Updated 5:45 p.m.
Gov. Gavin Newsom unveiled an updated $213 billion state budget on Thursday that continues to pay down debt, pad the state’s “rainy day” reserve fund and boost homelessness and education spending.
The plan is a $4.5 billion jump over Newsom’s January budget, made possible by increased state revenue estimates. But despite $3 billion in higher revenues, the governor’s $21.5 billion projected surplus remains unchanged.
Under the updated budget, the voter-mandated rainy day fund would grow to $16.5 billion, up $1.2 billion from January.
Newsom’s plan follows former Gov. Jerry Brown’s pattern of putting away billions of dollars in reserves, which is constitutionally mandated after voters approved Proposition 2 in 2018, while making large investments in early childhood development, K-12 and higher education, health care and emergency readiness.
He said the state is bracing for an eventual economic downturn.
“We are preparing for a very different [economic] climate and we’ve never been more prepared as a state for entering into that climate,” Newsom told reporters during a news conference at the Capitol. “For those who say it’s not enough, do some more research because it’s a lot more than it appears. It’s a lot more than a $16.5 [billion] in a rainy day reserve. That’s not the only reserve we have.”
The governor says California’s strong economy has handed the state its $21 billion budget surplus on top of what he projects will be $30 billion in reserves by the end of next fiscal year.
That likely won’t be enough to withstand the next recession, he added; it could create a $40 billion budget challenge spread across three years.
The general fund portion of Newsom’s budget is $147 billion, up $3 billion from January. The state has more discretion over how to use this money than the rest of the budget.
Under the governor’s updated spending plan, known around the Capitol as the “May Revise,” higher education would receive more than $100 million in additional funds, with the bulk going to the community college system for workforce and technical education programs.
K-12 education would receive $81.1 billion in state-mandated Proposition 98 funding, up slightly from $80.7 billion in January. Newsom described this as “the highest investment in K-12 education” in state history, adding that K-12 funding represents 45 percent of the budget.
Republican lawmakers, including state Sen. Patricia Bates of Orange County, criticized Newsom’s proposed tax increases.

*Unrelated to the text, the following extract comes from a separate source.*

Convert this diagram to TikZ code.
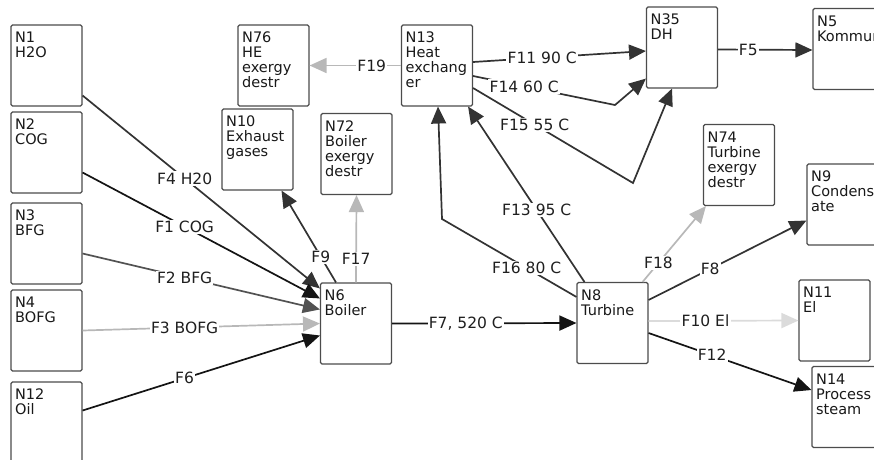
\documentclass[tikz,border=0pt]{standalone}
\usepackage{fontspec}
\setmainfont{DejaVu Sans}
\usetikzlibrary{arrows.meta,calc}

\begin{document}
\begin{tikzpicture}[x=1pt, y=-1pt,
  box/.style={draw=black!70, line width=1.1pt, rounded corners=1.5pt, fill=white, minimum width=71pt, minimum height=81pt, inner sep=0pt},
  boxtext/.style={anchor=north west, align=left, draw=none, fill=none, inner xsep=4.5pt, inner ysep=7.5pt, font=\fontsize{14.5}{15}\selectfont, text=black!90},
  flow/.style={-{Triangle[length=17pt, width=15pt]}, line width=1.7pt},
  flab/.style={fill=white, inner sep=1.2pt, font=\fontsize{15.5}{16}\selectfont, text=black!88},
  flowblack/.style={flow, black!92},
  flowdark/.style={flow, black!80},
  flowgray/.style={flow, black!68},
  flowlight/.style={flow, black!28},
  flowpale/.style={flow, black!14},
]
\useasboundingbox (0,0) rectangle (874,459);
\clip (0,0) rectangle (874,459);

% === Inputs (left column) ===
\node[box, label={[boxtext]north west:N1\\H2O}] (n1) at (46.5,65.5) {};
\node[box, label={[boxtext]north west:N2\\COG}] (n2) at (46.5,152.5) {};
\node[box, label={[boxtext]north west:N3\\BFG}] (n3) at (46.5,243.5) {};
\node[box, label={[boxtext]north west:N4\\BOFG}] (n4) at (46.5,330.5) {};
\node[box, label={[boxtext]north west:N12\\Oil}] (n12) at (46.5,422.5) {};

% === Boiler and its outputs ===
\node[box, label={[boxtext]north west:N6\\Boiler}] (n6) at (356,323.5) {};
\node[box, label={[boxtext]north west:N10\\Exhaust\\gases}] (n10) at (257.5,149.5) {};
\node[box, label={[boxtext]north west:N72\\Boiler\\exergy\\destr}] (n72) at (356.5,154) {};

% === Heat exchanger, DH ===
\node[box, label={[boxtext]north west:N76\\HE\\exergy\\destr}] (n76) at (273.5,65.5) {};
\node[box, label={[boxtext]north west:N13\\Heat\\exchang\\er}] (n13) at (437,65.5) {};
\node[box, label={[boxtext]north west:N35\\DH}] (n35) at (682,47.5) {};
\node[box, label={[boxtext]north west:N5\\Kommun}] (n5) at (848.5,49) {};

% === Turbine and its outputs ===
\node[box, label={[boxtext]north west:N8\\Turbine}] (n8) at (612.5,323) {};
\node[box, label={[boxtext]north west:N74\\Turbine\\exergy\\destr}] (n74) at (739,165) {};
\node[box, label={[boxtext]north west:N9\\Condens\\ate}] (n9) at (842.5,204.5) {};
\node[box, label={[boxtext]north west:N11\\El}] (n11) at (834.5,320.5) {};
\node[box, label={[boxtext]north west:N14\\Process\\steam}] (n14) at (847.5,407) {};

% bends
\coordinate (k16) at (442,219);
\coordinate (k14) at (615,105);
\coordinate (k15) at (633,183);

% === Flows into boiler ===
\draw[flowdark] ($(n1.east)+(0,30)$) -- node[flab, pos=0.43] {F4 H20} ($(n6.north west)+(0,6)$);
\draw[flowblack] ($(n2.east)+(0,20)$) -- node[flab, pos=0.43] {F1 COG} ($(n6.north west)+(0,16)$);
\draw[flowgray] ($(n3.east)+(0,10)$) -- node[flab, pos=0.43] {F2 BFG} ($(n6.north west)+(0,27)$);
\draw[flowlight] (n4.east) -- node[flab, pos=0.43] {F3 BOFG} (n6.west);
\draw[flowblack] ($(n12.east)+(0,-12)$) -- node[flab, pos=0.43] {F6} ($(n6.west)+(0,12)$);

% === Boiler outflows ===
\draw[flowdark] ($(n6.north)+(-20,0)$) -- node[flab, pos=0.28] {F9} ($(n10.south)+(24,0)$);
\draw[flowlight] (n6.north) -- node[flab, pos=0.27] {F17} (n72.south);
\draw[flowblack] (n6.east) -- node[flab, pos=0.4] {F7, 520 C} (n8.west);

% === Turbine outflows ===
\draw[flowdark] ($(n8.north west)+(0,15)$) -- node[flab, pos=0.37] {F16 80 C} (k16) -- ($(n13.south)+(1,0)$);
\draw[flowdark] ($(n8.north west)+(8,0)$) -- node[flab, pos=0.41] {F13 95 C} ($(n13.south east)+(-5,0)$);
\draw[flowlight] ($(n8.north east)+(-6,0)$) -- node[flab, pos=0.25] {F18} ($(n74.south west)+(3,0)$);
\draw[flowdark] ($(n8.east)+(0,-23)$) -- node[flab, pos=0.39] {F8} ($(n9.west)+(0,16)$);
\draw[flowpale] ($(n8.east)+(0,-2)$) -- node[flab, pos=0.38] {F10 El} (n11.west);
\draw[flowblack] ($(n8.east)+(0,10)$) -- node[flab, pos=0.39] {F12} ($(n14.west)+(0,-17)$);

% === Heat exchanger flows ===
\draw[flowlight] (n13.west) -- node[flab, pos=0.32] {F19} (n76.east);
\draw[flowdark] ($(n13.east)+(0,-3.5)$) -- node[flab, pos=0.4] {F11 90 C} ($(n35.west)+(0,3.5)$);
\draw[flowdark] ($(n13.east)+(0,10.5)$) -- node[flab, pos=0.36] {F14 60 C} (k14) -- ($(n35.south west)+(0,-10)$);
\draw[flowdark] ($(n13.east)+(0,22.5)$) -- node[flab, pos=0.385] {F15 55 C} (k15) -- ($(n35.south)+(-10,0)$);
\draw[flowdark] ($(n35.east)+(0,2)$) -- node[flab, pos=0.32] {F5} ($(n5.west)+(0,1)$);

\end{tikzpicture}
\end{document}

“The Governor’s desire for new taxes despite an estimated $21.5 billion budget surplus is unfortunate, unhelpful, and unnecessary. For example, adding another tax to water bills increases the cost-of-living for families facing poverty,” Bates wrote in a statement.
Republican Assemblyman Jay Obernolte of Big Bear in San Bernardino County said expanding programs with one-time spending sets up the state for failure when a recession hits.
“It’s very difficult to expand an existing program in a way that lets you contract that program in future years if you need to,” he said.
Republicans also criticized the $5 billion increase in overall spending from January’s proposed budget.
But it wasn’t all criticism from Republicans. They expressed support for $30 million for new county judges and additional funding for people with developmental disabilities, as well as Newsom's proposals to expand the child tax credit and invest in early childhood education.
And some Democrats found areas to criticize. For example, Asm. Jose Medina of Riverside criticized a proposed rollback of one of the state’s many college financial aid programs.
Newsom took great pains to acknowledge two crises facing California: homelessness, which he called “a stain on the state of California,” and housing.
“We only built 77,000 housing units last year, which is deplorable,” he said.
His revised spending plan would redirect $500 million to construct roads, water and sewage at infill development sites where housing can’t be built until that infrastructure is paid for.
And he wants to set aside $1 billion to address homelessness. That’s up from the $625 million in the governor’s earlier spending plan.
It would allocate $650 million to local governments for homelessness emergency aid, $150 million to address the shortage of mental health professionals, $40 million for student rapid rehousing and basic needs initiatives for the state’s UC and Cal State systems, among other funding plans.
Lawmakers must send the governor a final spending plan by June 15 for the state’s new fiscal year, which begins on July 1.